An immediate annuity is an insurance contract between an individual and an insurance company, which guarantees income payments starting almost immediately in exchange for a lump sum payment. The income payments last for a set number of years, or over your lifetime. An immediate annuity pays a guaranteed income stream to help retirees supplement their retirement income.

How does an immediate annuity work?

An immediate annuity is an insurance contract between an insurance company and an individual, also known as the annuitant. The insurance company pays the annuitant a guaranteed income almost immediately in exchange for an initial lump sum payment. The annuitant can choose to be paid monthly, quarterly, or yearly.

The insurance company calculates the income payments amount based on several factors such as your age, how long the payments will last, and the prevailing interest rates. The immediate annuity payments are generally fixed for the term of the contract, but some insurers offer variable annuities that change based on the performance of the underlying securities. Apart from variable annuities, insurers may also offer inflation-adjusted annuities, which adjust payments with changes in the rate of inflation.

Immediate annuities are popular among retirees looking to supplement their other retirement incomes like pension, Social Security, and retirement plan distributions. They can spread the annuity payments over their lifetime or for a limited period like 5 or 10 years.

Immediate vs. Deferred annuity

An annuity is a contract between an individual and an insurance company, where the insurer makes payments to the individual either immediately or in the future, depending on the type of annuity.

An immediate annuity provides income payments almost immediately, usually within a year of purchasing the annuity, but it could be as early as after you sign up. An immediate annuity has no accumulation phase, and it is ideal for people who are looking to supplement their retirement income immediately.

However, with a deferred annuity, there is a delay in making annuity payments, usually after at least one year or longer. This option allows insurers to invest and grow the money, and you will receive increased payments than if you opted for an immediate annuity.

Types of immediate annuities

When you buy an immediate annuity, you should understand how your annuity is classified to determine what your future payments will be.
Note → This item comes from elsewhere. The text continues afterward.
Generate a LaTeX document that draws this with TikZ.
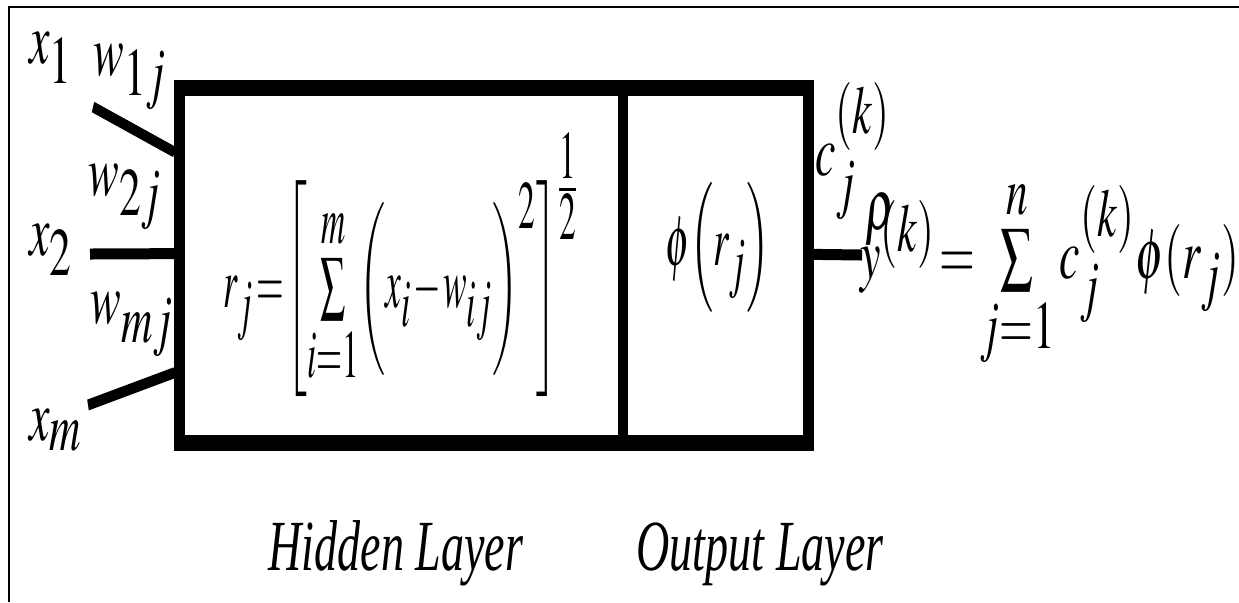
\documentclass[tikz,border=0pt]{standalone}
\usepackage{mathptmx}
\usepackage[no-math]{fontspec}
\setmainfont{Liberation Serif}
\usetikzlibrary{calc}
\DeclareMathSizes{18}{18}{17}{15}
\thickmuskip=1.5mu
\medmuskip=1mu

\begin{document}
\begin{tikzpicture}[x=0.25pt, y=-0.25pt,
layer/.style={rectangle, draw=black, line width=4pt, inner sep=0pt, minimum height=88.75pt},
wire/.style={line width=2.75pt},
lbl/.style={inner sep=0pt, anchor=base west, font=\fontsize{18}{22}\selectfont},
frame/.style={line width=0.5pt}
]
\useasboundingbox (0,0) rectangle (1239,602);
\begin{scope}[x=0.390625pt, transform canvas={xscale=0.64}]
\draw[frame] (9,602) -- (9,7) -- (1239,7);
% the two layers
\node[layer, minimum width=173.24pt] (hidden) at (401.25,265.5) {};
\node[layer, minimum width=72.46pt] (output) at (715.75,265.5) {};
% inputs and output
\coordinate (in1) at (93,107);
\coordinate (in2) at (90,254);
\coordinate (inm) at (88,405);
\coordinate (out) at (862,255);
\draw[wire] (in1) -- ($(hidden.north west)!0.194!(hidden.south west)$);
\draw[wire] (in2) -- ($(hidden.north west)!0.468!(hidden.south west)$);
\draw[wire] (inm) -- ($(hidden.north west)!0.789!(hidden.south west)$);
\draw[wire] ($(output.north east)!0.47!(output.south east)$) -- (out);
% labels
\node[lbl] (x1) at (29,63) {$x_1$};
\node[lbl] (w1) at (93,75) {$w_{1j}$};
\node[lbl] (w2) at (88,195) {$w_{2j}$};
\node[lbl] (x2) at (29,255) {$x_2$};
\node[lbl] (wm) at (90,323) {$w_{mj}$};
\node[lbl] (xm) at (29,440) {$x_m$};
\node[lbl, xscale=0.77] (rj) at (223,307) {$r_j=\left[\sum\limits_{i=1}^{m}\biggl(x_i-w_{ij}\biggr)^{2}\right]^{\textstyle\frac{1}{2}}$};
\node[lbl, xscale=0.85] (phi) at (665,265) {$\phi\Bigl(r_j\Bigr)$};
\node[lbl] (cj) at (815,175) {$c_j^{(k)}$};
\node[lbl] (yk) at (860,278) {$\rlap{\raisebox{0.68em}{$\mkern2mu\rho$}}y^{(k)}=\sum\limits_{j=1}^{n}c_j^{(k)}\phi(r_j)$};
\node[lbl] (hl) at (268,570) {\textit{Hidden Layer}};
\node[lbl] (ol) at (636,570) {\textit{Output Layer}};
\end{scope}
\end{tikzpicture}
\end{document}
The annuity rate of return may be categorized into either fixed or variable.

Fixed immediate annuities

A fixed immediate annuity provides a fixed guaranteed interest for the duration of the annuity contract. The guaranteed interest rate on your annuity stays the same for a year or the full duration of the guarantee period. The fixed interest rate eliminates any risks associated with market volatility, but there is a risk of inflation decreasing the value of your funds. If you want your retirement income to last throughout your lifetime, a fixed immediate annuity may be a good option.
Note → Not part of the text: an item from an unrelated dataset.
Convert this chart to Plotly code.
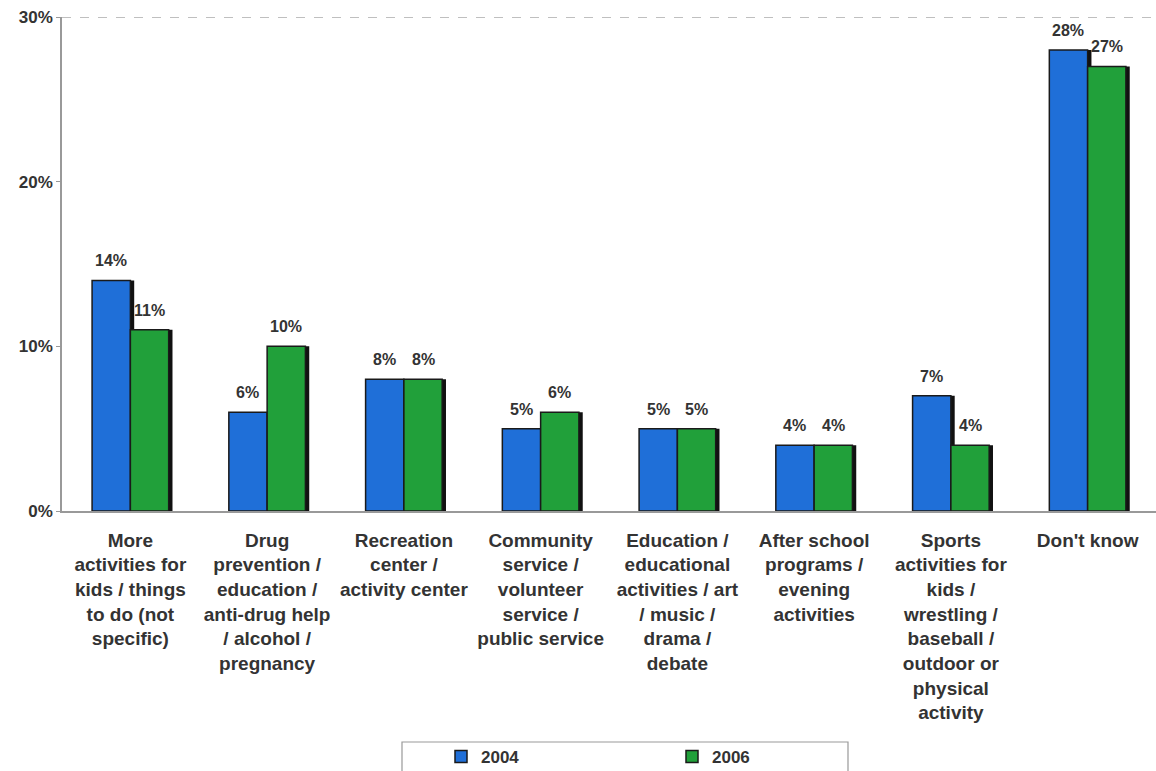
import plotly.graph_objects as go

categories = [
    "More<br>activities for<br>kids / things<br>to do (not<br>specific)",
    "Drug<br>prevention /<br>education /<br>anti-drug help<br>/ alcohol /<br>pregnancy",
    "Recreation<br>center /<br>activity center",
    "Community<br>service /<br>volunteer<br>service /<br>public service",
    "Education /<br>educational<br>activities / art<br>/ music /<br>drama /<br>debate",
    "After school<br>programs /<br>evening<br>activities",
    "Sports<br>activities for<br>kids /<br>wrestling /<br>baseball /<br>outdoor or<br>physical<br>activity",
    "Don't know",
]
values_2004 = [14, 6, 8, 5, 5, 4, 7, 28]
values_2006 = [11, 10, 8, 6, 5, 4, 4, 27]
y_ticks = [0, 10, 20, 30]
y_tick_labels = ["0%", "10%", "20%", "30%"]

W, H = 1156, 771
M_L, M_R, M_T, M_B = 62, 0, 17, 260
PLOT_W = W - M_L - M_R
PLOT_H = H - M_T - M_B

BLUE = "#1f6fd8"
GREEN = "#21a03a"
BAR_W = 0.28
SHADOW_DX = 0.028
FONT = "Liberation Sans, Arial, sans-serif"
TEXT = "#333333"
CAT_PX = PLOT_W / len(categories)

fig = go.Figure()

# drop shadows behind each bar
for vals, off in ((values_2004, -BAR_W), (values_2006, 0.0)):
    fig.add_trace(go.Bar(
        x=categories, y=vals, width=BAR_W, offset=off + SHADOW_DX,
        marker=dict(color="#111111", line=dict(width=0)),
        showlegend=False, hoverinfo="skip",
    ))

series = (("2004", values_2004, BLUE, -BAR_W),
          ("2006", values_2006, GREEN, 0.0))
for name, vals, color, off in series:
    fig.add_trace(go.Bar(
        x=categories, y=vals, name=name, width=BAR_W, offset=off,
        marker=dict(color=color, line=dict(color="#1a1a1a", width=1.5)),
    ))
    # value labels above each bar
    shift = (off + BAR_W / 2) * CAT_PX
    for cat, v in zip(categories, vals):
        fig.add_annotation(
            x=cat, y=v, text=f"{v}%", showarrow=False,
            xshift=shift, yshift=9, yanchor="bottom",
            font=dict(family=FONT, size=16, color=TEXT, weight="bold"),
        )

fig.update_layout(
    width=W, height=H,
    margin=dict(l=M_L, r=M_R, t=M_T, b=M_B),
    paper_bgcolor="white", plot_bgcolor="white",
    barmode="overlay",
    font=dict(family=FONT, color=TEXT),
    showlegend=True,
    legend=dict(
        orientation="h", xref="container", yref="container",
        x=441 / W, xanchor="left", y=(H - 739) / H, yanchor="top",
        borderwidth=0, entrywidth=186, bgcolor="rgba(0,0,0,0)",
        font=dict(family=FONT, size=17, color=TEXT, weight="bold"),
        traceorder="normal", itemwidth=30,
    ),
    xaxis=dict(
        showline=True, linecolor="#999999", linewidth=1.5,
        tickfont=dict(family=FONT, size=19, color=TEXT, weight="bold"),
        ticks="", showgrid=False, tickangle=0, automargin=False,
        ticklabelstandoff=11,
    ),
    yaxis=dict(
        range=[0, 30], tickvals=y_ticks, ticktext=y_tick_labels,
        showline=True, linecolor="#999999", linewidth=1.5,
        ticks="outside", ticklen=4, tickcolor="#999999",
        showgrid=False, zeroline=False, automargin=False,
        tickfont=dict(family=FONT, size=17, color=TEXT, weight="bold"),
    ),
)

# dashed top gridline at 30%
fig.add_shape(type="line", xref="paper", yref="y", x0=0, x1=1, y0=30, y1=30,
              line=dict(color="#aaaaaa", width=1.5, dash="dash"))

# legend frame
fig.add_shape(type="rect", xref="paper", yref="paper",
              x0=(402 - M_L) / PLOT_W, x1=(848 - M_L) / PLOT_W,
              y0=-(742 - M_T - PLOT_H) / PLOT_H, y1=-(780 - M_T - PLOT_H) / PLOT_H,
              line=dict(color="#999999", width=1.2), layer="below")

fig.write_html("out.html")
Variable immediate annuities

When you purchase a variable immediate annuity, your investments are held in sub accounts, which invest in various assets like stocks, bonds, and money market funds. Generally, the return you earn on your deposit is based on market performance; if the investments do well, you will get higher monthly payouts, while poor investment performance will result in lower annuity payouts.

Inflation-indexed annuity

An inflation-indexed annuity falls between variable and fixed annuity, and it earns interest based on how the market performs. Generally, an inflation-indexed annuity pays you a guaranteed income for the rest of your life, but the payments increase or decrease each year depending on the rate of inflation. However, this annuity caps the potential gains or losses, and the rate of interest is guaranteed not to fall below zero.
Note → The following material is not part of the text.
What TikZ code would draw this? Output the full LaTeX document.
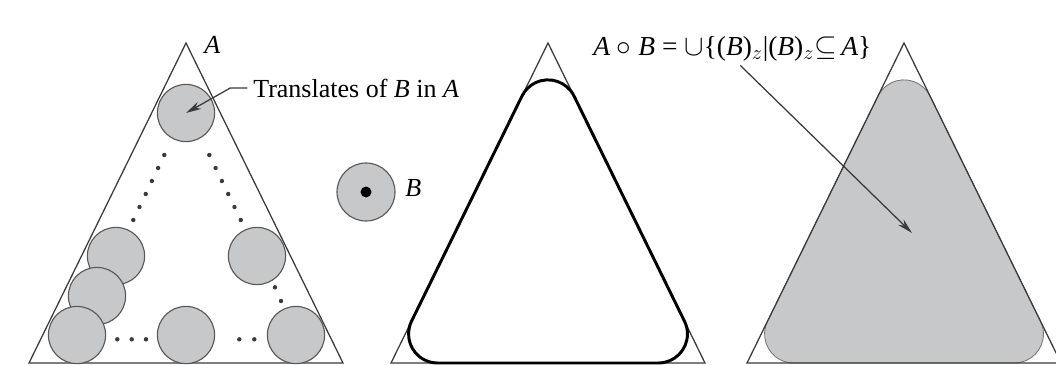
\documentclass[tikz,border=0pt]{standalone}
\usepackage{fontspec}
\setmainfont{Liberation Serif}
\usetikzlibrary{arrows.meta}
\definecolor{discgray}{HTML}{C6C8CA}
\definecolor{ink}{HTML}{3A3A3A}

\tikzset{
  side/.style={draw=ink, line width=0.9pt},
  disc/.style={circle, draw=ink!85, line width=0.8pt, fill=discgray, inner sep=0pt, minimum size=1.43cm},
  opening/.style={line width=2.1pt, line join=round},
  label/.style={font=\fontsize{18.5}{22}\selectfont, inner sep=0pt},
  pointer/.style={->, draw=ink, line width=0.9pt},
}

\begin{document}
\begin{tikzpicture}[x=0.025cm, y=0.025cm, >={Stealth[length=11pt,width=5.5pt]}]
  \useasboundingbox (0,0) rectangle (1056,364);

  % opening of A by B, filled (right)
  \filldraw[fill=discgray, draw=ink!70, line width=0.6pt, shift={(904,1)}]
    (-110.44,0) -- (110.44,0) arc[start angle=-90,end angle=26.13,radius=29]
    -- (26.04,266.91) arc[start angle=26.13,end angle=153.87,radius=29]
    -- (-136.48,41.77) arc[start angle=153.87,end angle=270,radius=29] -- cycle;

  % the set A, three times
  \foreach \cx in {186,548,904}
    \draw[side] (\cx-157,1) -- (\cx,321) -- (\cx+157,1) -- cycle;

  % boundary of the opening (middle)
  \draw[opening, shift={(548,1)}]
    (-110.44,0) -- (110.44,0) arc[start angle=-90,end angle=26.13,radius=29]
    -- (26.04,266.91) arc[start angle=26.13,end angle=153.87,radius=29]
    -- (-136.48,41.77) arc[start angle=153.87,end angle=270,radius=29] -- cycle;

  % translates of B inside A
  \node[disc] (t1) at (186,251) {};
  \node[disc] (t2) at (116,108) {};
  \node[disc] (t3) at (97,68) {};
  \node[disc] (t4) at (77,29) {};
  \node[disc] (t5) at (257,108) {};
  \node[disc] (t6) at (186,29) {};
  \node[disc] (t7) at (296,29) {};
  \foreach \i in {0,...,5} {
    \fill[ink] (164.3-6.2*\i,209-13*\i) circle[radius=2.2];
    \fill[ink] (209.3+6.3*\i,209-13*\i) circle[radius=2.2];
  }
  \foreach \x/\y in {275/76.7, 281/63, 117.3/24.7, 131.7/24.7, 146/24.7, 239.3/24.7, 254.3/24.7}
    \fill[ink] (\x,\y) circle[radius=2.2];

  % structuring element B
  \node[disc, minimum size=1.45cm] (b) at (366,172) {};
  \fill (b.center) circle[radius=5.5];
  \node[label, anchor=base west] (lb) at (405,168) {\textit{B}};

  % labels
  \node[label, anchor=base west] (la) at (204,311) {\textit{A}};
  \node[label, anchor=base west] (trans) at (253,267) {Translates of \textit{B} in \textit{A}};
  \node[label, font=\fontsize{19.5}{23}\selectfont, anchor=base west] (eq) at (593,309)
    {\textit{A} $\circ$ \textit{B} = $\cup$\{(\textit{B})$_z$|(\textit{B})$_z{\subseteq}$\,\textit{A}\}};
  \coordinate (tip) at (912,131);

  \draw[pointer] ([xshift=-4pt]trans.west) -- ++(-17,0) -- (t1.center);
  \draw[pointer] ([xshift=0.2cm,yshift=-3pt]eq.south) -- (tip);
\end{tikzpicture}
\end{document}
Pros of Immediate annuities

Below are the benefits of investing in an immediate annuity plan:

Tax advantages

Immediate annuities enjoy a tax-deferred status, meaning you will only pay taxes when you withdraw earnings. This allows you to benefit from compounded growth of both principal and interest earnings. Also, if you fund the immediate annuity with money you’ve paid income taxes on, you won’t pay taxes again when you withdraw the principal; you will only pay taxes on the interest earnings.

Immediate income

Once you retire, you will no longer receive a salary from your former employer. However, if you invest in an immediate annuity, you will continue receiving regular payments immediately, or within one year after purchasing the annuity. It is a good option if you need money right away.

Simplicity

Once you purchase an annuity, you won’t need to do anything else like monitor your account or rebalance your investments. You will continue receiving regular payments from the insurer either monthly, quarterly, or annually, without any effort from you.

Lifetime earnings

If you choose an annuity with lifetime payments, you will receive guaranteed payments over your lifetime, and you are less likely to outlive your retirement income. Also, if you set up the annuity as a joint annuity, payments will continue for as long as you or your partner live.

Customizable

When you purchase an immediate annuity, you can choose between different types of annuities and payment options. You can also purchase additional features to add extra benefits like an inheritance for your beneficiaries or protection against inflation.

Cons of immediate annuities

Reduce cash liquidity

When you purchase an immediate annuity, you lose access to the money and you won’t get access to the deposit immediately. If you have an emergency, you may need to pay a big penalty to break the annuity contract.

High costs

You need to have saved a considerable amount of money to purchase an immediate annuity all at once. You may be forced to tap into your savings accounts, IRA, 401(k), or other retirement accounts to afford the upfront cost.

No accumulation

When you purchase an annuity, you will start receiving payments almost immediately. This means there is no accumulation phase, and your money has limited opportunities to grow.